Выйдя напиться у коллективного фонтанчика, Виктор услышал в вестибюле невнятное, но судя по интонациям, раздраженное бубнение голосов. Стукнула парадная дверь, и голоса стихли.

– Никак директора немного погоняла, а, Игнатовна? – поинтересовался он.

– Погоня-аала… – Клуша поднесла к глазам спицы и стала нанизывать сбежавшие петли, нет, не получалось – подводили приплясывающие пальцы.

– Ведь все вы грамотные люди! такую надсмешку чинить над ребятишками… И высказала, и выскажу, в глаза, кому только такое в башку пришло, ведь не стадо баранов, люди ведь! ии-ээх! – махнула рукой и отложила шаль. – И все помалкивают, довольные, лишь бы их самоих не трогали.

– Я вот тоже на дармовщинку обкорнался, – пригладил волосы Виктор и снова ощутил тошнотный ком в горле.

– И радый? – Клуша снисходительно улыбнулась.

– Да не совсем, если честно, за малым не сблевнул.

– Так и они, детвора наша, тесто ведь тоже самое… Витенька, будь добрый, перелови мне петли, упустила старая, эвон руки-то как расходились с ругачки.

– Оно и директора поймешь, тюкают со всех сторон сердешного, а с наскоку-то, второпях, так оно все и делается – задом-наперед… У него силешек-правов небогато, так одна мнительность.
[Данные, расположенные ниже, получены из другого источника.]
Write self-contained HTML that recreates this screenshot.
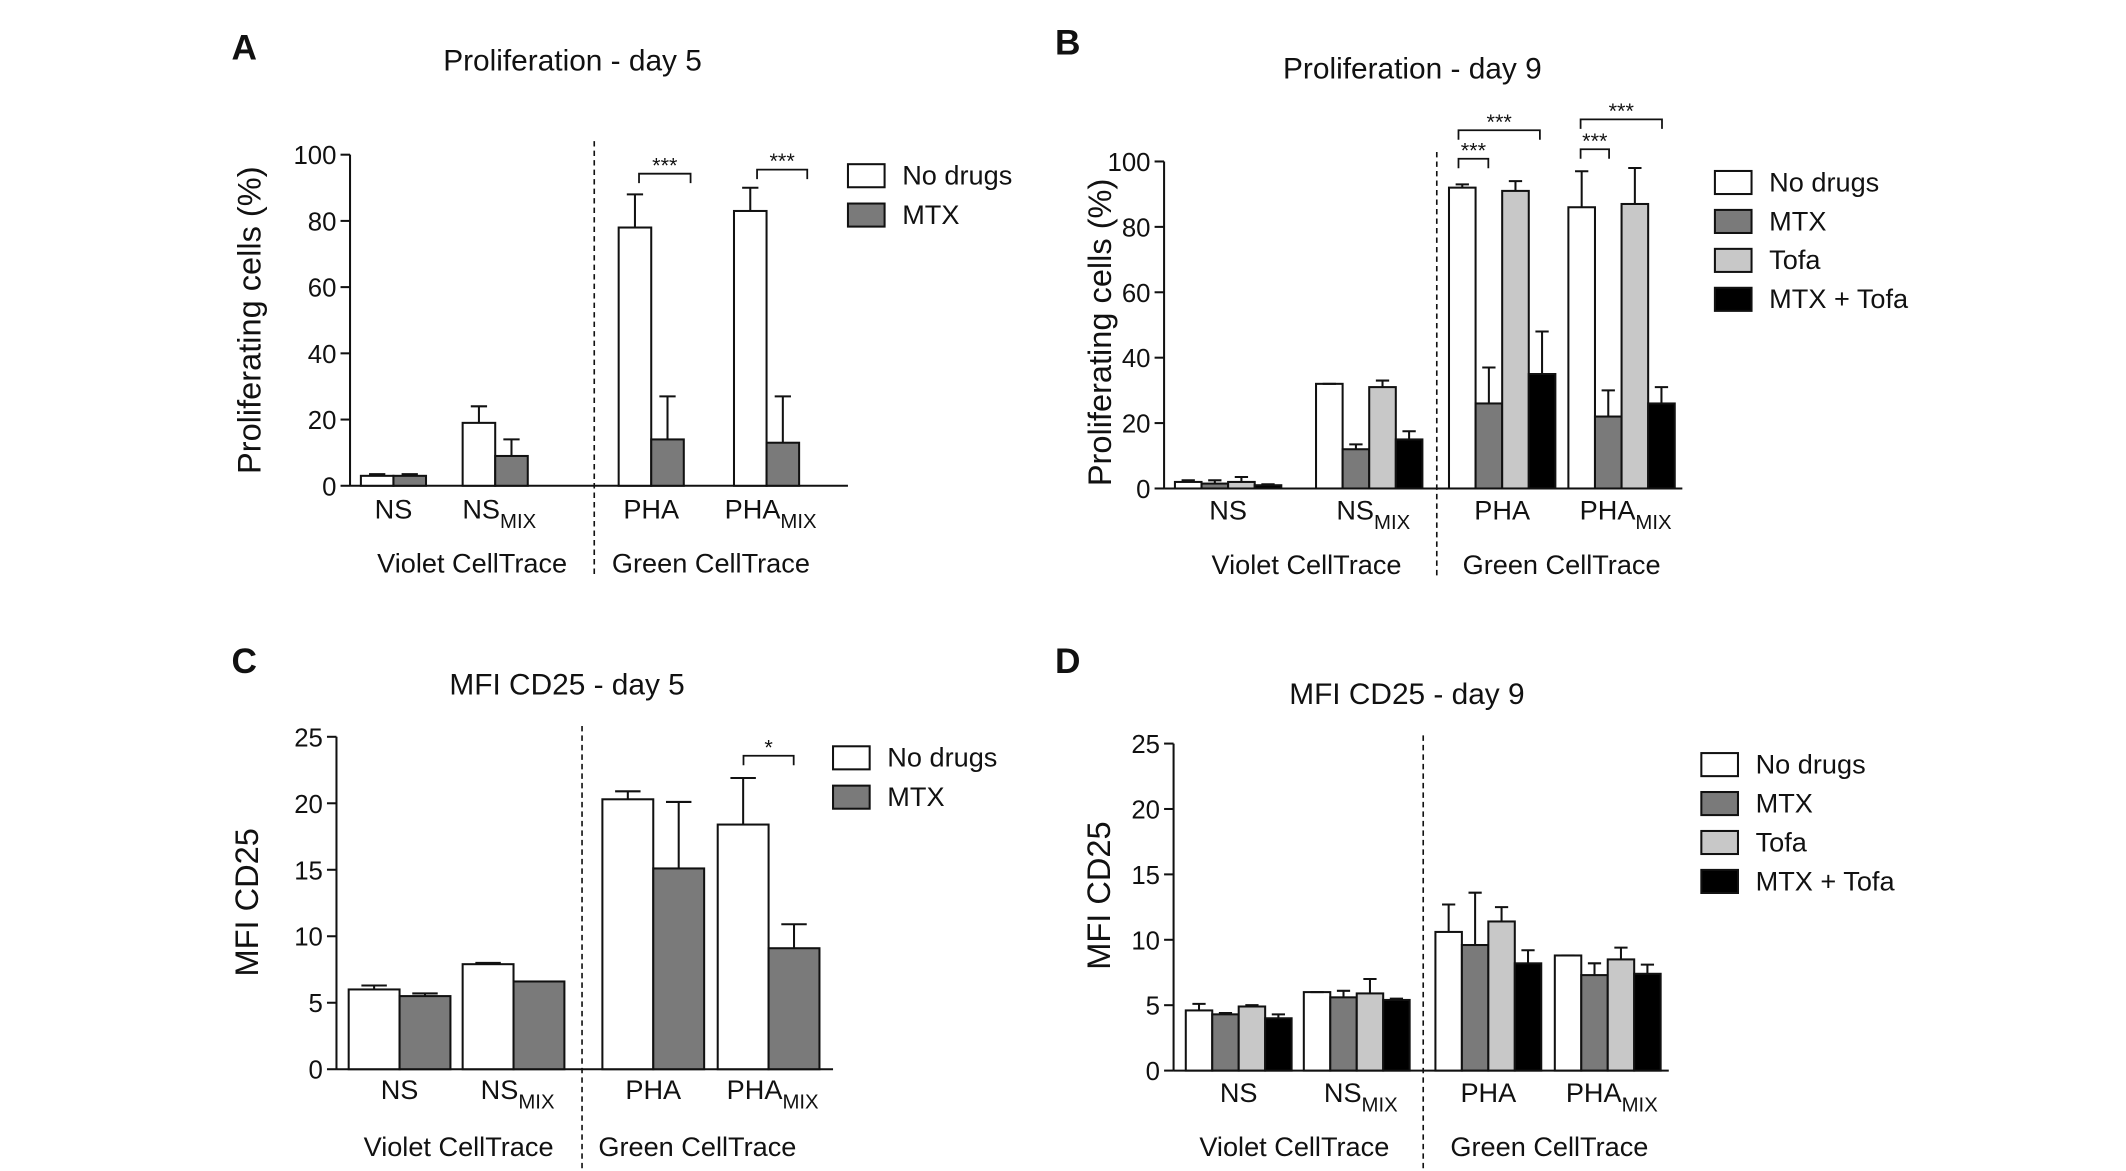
<!DOCTYPE html>
<html><head><meta charset="utf-8"><style>
html,body{margin:0;padding:0;background:#fff}
svg{display:block}
text{font-family:"Liberation Sans",sans-serif;fill:#111}
</style></head><body>
<svg id="fig" xmlns="http://www.w3.org/2000/svg" width="2126" height="1171" viewBox="0 0 1567 863" preserveAspectRatio="none"></svg>
<script>
// Panel A data
const catsA = ["NS","NS","PHA","PHA"];
const noDrugsA = [3, 19, 78, 83];
const mtxA = [3, 9, 14, 13];
const noDrugsErrA = [3.5, 24, 88, 90];
const mtxErrA = [3.5, 14, 27, 27];
// Panel B data
const noDrugsB = [2, 32, 92, 86];
const mtxB = [1.5, 12, 26, 22];
const tofaB = [2, 31, 91, 87];
const comboB = [1, 15, 35, 26];
const noDrugsErrB = [2.5, 32, 93, 97];
const mtxErrB = [2.5, 13.5, 37, 30];
const tofaErrB = [3.5, 33, 94, 98];
const comboErrB = [1.3, 17.5, 48, 31];
// Panel C data
const noDrugsC = [6.0, 7.9, 20.3, 18.4];
const mtxC = [5.5, 6.6, 15.1, 9.1];
const noDrugsErrC = [6.3, 8.0, 20.9, 21.9];
const mtxErrC = [5.7, 6.6, 20.1, 10.9];
// Panel D data
const noDrugsD = [4.6, 6.0, 10.6, 8.8];
const mtxD = [4.3, 5.6, 9.6, 7.3];
const tofaD = [4.9, 5.9, 11.4, 8.5];
const comboD = [4.0, 5.4, 8.2, 7.4];
const noDrugsErrD = [5.1, 6.0, 12.7, 8.8];
const mtxErrD = [4.4, 6.1, 13.6, 8.2];
const tofaErrD = [5.0, 7.0, 12.5, 9.4];
const comboErrD = [4.3, 5.5, 9.2, 8.1];
const ticksPct = [0,20,40,60,80,100];
const ticksMfi = [0,5,10,15,20,25];
const subs = ["","MIX","","MIX"];

const NS="http://www.w3.org/2000/svg";
const svg=document.getElementById('fig');
function el(tag,attrs,parent){const e=document.createElementNS(NS,tag);for(const k in attrs)e.setAttribute(k,attrs[k]);(parent||svg).appendChild(e);return e;}
function txt(x,y,s,size,parent,anchor,extra){const t=el('text',Object.assign({x:x,y:y,'font-size':size,'text-anchor':anchor||'middle'},extra||{}),parent);t.textContent=s;return t;}

function panel(cfg){
  const g=el('g',{});
  
  
  const y=v=>cfg.y0-(v-0)/cfg.ymax*(cfg.y0-cfg.ytop);
  const L=txt(cfg.letterX,cfg.letterY,cfg.letter,26,g,'middle',{'font-family':'Liberation Serif,serif','font-weight':'bold'});
  
  const T=txt(cfg.titleX,cfg.titleY,cfg.title,22,g);
  
  const ax=el('line',{x1:cfg.ax,y1:cfg.y0,x2:cfg.ax,y2:cfg.ytop,stroke:'#111','stroke-width':1.5},g);
  
  cfg.ticks.forEach(t=>{
    el('line',{x1:cfg.ax-7,y1:y(t),x2:cfg.ax,y2:y(t),stroke:'#111','stroke-width':1.5},g);
    const tl=txt(cfg.ax-10,y(t)+7,String(t),19,g,'end');
    
  });
  const xa=el('line',{x1:cfg.ax,y1:cfg.y0,x2:cfg.axEnd,y2:cfg.y0,stroke:'#111','stroke-width':1.5},g);
  
  const yl=txt(0,0,cfg.ylabel,24,g,'middle',{transform:`translate(${cfg.ylabelX},${cfg.ylabelY}) rotate(-90)`});
  
  const d=el('line',{x1:cfg.dashX,y1:cfg.dashTop,x2:cfg.dashX,y2:cfg.dashBot,stroke:'#111','stroke-width':1.2,'stroke-dasharray':'4,3'},g);
  
  cfg.series.forEach((s,si)=>{
    s.vals.forEach((v,ci)=>{
      const x0=cfg.groupX[ci]+si*cfg.bw;
      const r=el('rect',{x:x0,y:y(v),width:cfg.bw,height:cfg.y0-y(v),fill:s.color,stroke:'#111','stroke-width':1.5},g);
      
      
      const cx=x0+cfg.bw/2, e=s.err[ci];
      const eb=el('path',{d:`M${cx},${y(v)}V${y(e)}M${cx-cfg.bw/4},${y(e)}H${cx+cfg.bw/4}`,stroke:'#111','stroke-width':1.5,fill:'none'},g);
      
    });
  });
  cfg.groupX.forEach((gx,ci)=>{
    const cx=gx+cfg.bw*cfg.series.length/2;
    const t=el('text',{x:cx+(subs[ci]?3:0),y:cfg.catY,'font-size':20,'text-anchor':'middle'},g);
    
    t.appendChild(document.createTextNode(catsA[ci]));
    if(subs[ci]){const ts=el('tspan',{dy:7,'font-size':15},t);ts.textContent=subs[ci];}
  });
  const v1=txt(cfg.violetX,cfg.groupY,'Violet CellTrace',20,g);
  const g1=txt(cfg.greenX,cfg.groupY,'Green CellTrace',20,g);
  cfg.series.forEach((s,si)=>{
    const ly=cfg.legY+si*cfg.legStep;
    const lg=el('g',{},g);
    
    el('rect',{x:cfg.legX,y:ly,width:27,height:17,fill:s.color,stroke:'#111','stroke-width':1.5},lg);
    txt(cfg.legX+40,ly+15,s.label,20,lg,'start');
  });
  (cfg.sig||[]).forEach(b=>{
    const bg=el('g',{},g);
    
    el('path',{d:`M${b[0]},${b[2]+7}V${b[2]}H${b[1]}V${b[2]+7}`,stroke:'#111','stroke-width':1.3,fill:'none'},bg);
    txt((b[0]+b[1])/2,b[2]-1,b[3],16,bg);
  });
}
const W='#ffffff',M='#7a7a7a',Tf='#c8c8c8',K='#000000';
panel({name:'panel-a',letter:'A',letterX:180,letterY:44,title:'Proliferation - day 5',titleX:422,titleY:52,
 ax:258,axEnd:625,y0:358,ytop:114,ymax:100,ticks:ticksPct,ylabel:'Proliferating cells (%)',ylabelX:192,ylabelY:236,
 dashX:438,dashTop:104,dashBot:425,bw:24,groupX:[266,341,456,541],catY:382,groupY:422,violetX:348,greenX:524,
 legX:625,legY:121,legStep:29,
 series:[{key:'no-drugs',label:'No drugs',color:W,vals:noDrugsA,err:noDrugsErrA},{key:'mtx',label:'MTX',color:M,vals:mtxA,err:mtxErrA}],
 sig:[[471,509,128,'***'],[558,595,125,'***']]});
panel({name:'panel-b',letter:'B',letterX:787,letterY:40,title:'Proliferation - day 9',titleX:1041,titleY:58,
 ax:858,axEnd:1240,y0:360,ytop:119,ymax:100,ticks:ticksPct,ylabel:'Proliferating cells (%)',ylabelX:819,ylabelY:245,
 dashX:1059,dashTop:112,dashBot:424,bw:19.6,groupX:[866,970,1068,1156],catY:383,groupY:423,violetX:963,greenX:1151,
 legX:1264,legY:126,legStep:28.7,
 series:[{key:'no-drugs',label:'No drugs',color:W,vals:noDrugsB,err:noDrugsErrB},{key:'mtx',label:'MTX',color:M,vals:mtxB,err:mtxErrB},
 {key:'tofa',label:'Tofa',color:Tf,vals:tofaB,err:tofaErrB},{key:'mtx-tofa',label:'MTX + Tofa',color:K,vals:comboB,err:comboErrB}],
 sig:[[1075,1097,117,'***'],[1075,1135,96,'***'],[1165,1186,110,'***'],[1165,1225,88,'***']]});
panel({name:'panel-c',letter:'C',letterX:180,letterY:496,title:'MFI CD25 - day 5',titleX:418,titleY:512,
 ax:248,axEnd:614,y0:788,ytop:543,ymax:25,ticks:ticksMfi,ylabel:'MFI CD25',ylabelX:190,ylabelY:665,
 dashX:429,dashTop:535,dashBot:863,bw:37.5,groupX:[257,341,444,529],catY:810,groupY:852,violetX:338,greenX:514,
 legX:614,legY:550,legStep:29,
 series:[{key:'no-drugs',label:'No drugs',color:W,vals:noDrugsC,err:noDrugsErrC},{key:'mtx',label:'MTX',color:M,vals:mtxC,err:mtxErrC}],
 sig:[[548,585,557,'*']]});
panel({name:'panel-d',letter:'D',letterX:787,letterY:496,title:'MFI CD25 - day 9',titleX:1037,titleY:519,
 ax:865,axEnd:1230,y0:789,ytop:548,ymax:25,ticks:ticksMfi,ylabel:'MFI CD25',ylabelX:818,ylabelY:660,
 dashX:1049,dashTop:542,dashBot:863,bw:19.5,groupX:[874,961,1058,1146],catY:812,groupY:852,violetX:954,greenX:1142,
 legX:1254,legY:555,legStep:28.7,
 series:[{key:'no-drugs',label:'No drugs',color:W,vals:noDrugsD,err:noDrugsErrD},{key:'mtx',label:'MTX',color:M,vals:mtxD,err:mtxErrD},
 {key:'tofa',label:'Tofa',color:Tf,vals:tofaD,err:tofaErrD},{key:'mtx-tofa',label:'MTX + Tofa',color:K,vals:comboD,err:comboErrD}]});
</script>
</body></html>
Нет ничего тяжельше, чем исполнять стороннюю глупость, да еще на стольких глазах, как тут не переживать, не психовать, – она глянула сочувственно в окно на шагающего к магазину Лыкова.

– Наберет сейчас сердяга курева полные руки и ну засмаливать для успокойства. Ну разве не износится человек до сроку с такой работой. Вахтерша, нуль без палочки, и та норовит указать, а то он без меня не осознает… как тут не сноситься человеку… – Клуша продолжила ворчливое бормотание, становящееся все тише и невнятнее по мере погружения в работу.


Только на перемене, после стрижки друзья сумели более обстоятельно обсудить утреннюю слежку за инспектором. Пашка восторженно потирал ладони.

– Ничего-ничего, все отлично, зачин есть, теперь он от нас не уйдет. Мы теперь тебя, Мерзляка, оденем так, что пар будет валить, матрас постелим, в валенки-тулуп обмундируешься рукавицы меховые…

– Грелку можно заделать, – сказал Антон, – большая бутылка с водой и пузырек с кислотой, подпускаешь помалу, и бутылка весь день горячая.

– Термосок с чаем горячим! Да курорт организуем, Вадюха.

– Кинокамеру бы где организовать, тогда вообще для Полукара завал, вычленил потом нужный кадр и в печать, фотиком поймать нужный миг не так-то просто. Но ладно, пока обойдемся и «Зенитиком», уловим что нужно, раз нужно.

– Обойдемся, – согласно покивал Пашка.

– Так ты, Антоха, нынче на полигон не ходок?

– Не ходок, откалываюсь, пристреляете пушечки и без меня, это вам только в большее удовольствие. Работы дома по горло, приволокли вчера «Москвича», с трассы какие-то змеи по пьянке слетели, все стойки повело, крыша блином…

– Ну ладно, управимся с Вадюхой, жратвы, кстати, нынче про запас можно набрать запросто, разбежалось полбурсы, на обед-ужин идти некому…


Училище подвержено многим эпидемиям, точнее, поветриям, массовым увлечениям. То карты, то кулачные поединки, то любовные вздыхания, нынче же, в эту осень, многие из учеников предались огнестрельным забавам, изготавливали пугачи, бомбочки из разнообразных смесей, а больше самопалы, поджиги, серьезное, в общем-то, карманное оружие, зачастую, мало в чем – разве в многострельности – уступающее пистолету.

От внимательных глаз не ускользала некоторая перемена в осанках парнишек, многие из них ходили теперь гордо и независимо, преисполненные собственного достоинства. Оружие уравняло всех, даже вчера еще забитых и слабых с самоуверенными и сильными. Теперь даже самый плечистый вершитель несправедливости мог моментально расплатиться за нанесенную обиду кровью, ибо после всегдашнего, привычного щелчка, выданного мимоходом, любой сморчок мог многозначительно нырнуть рукой за пазуху и погромыхать в кармане спичечным коробком.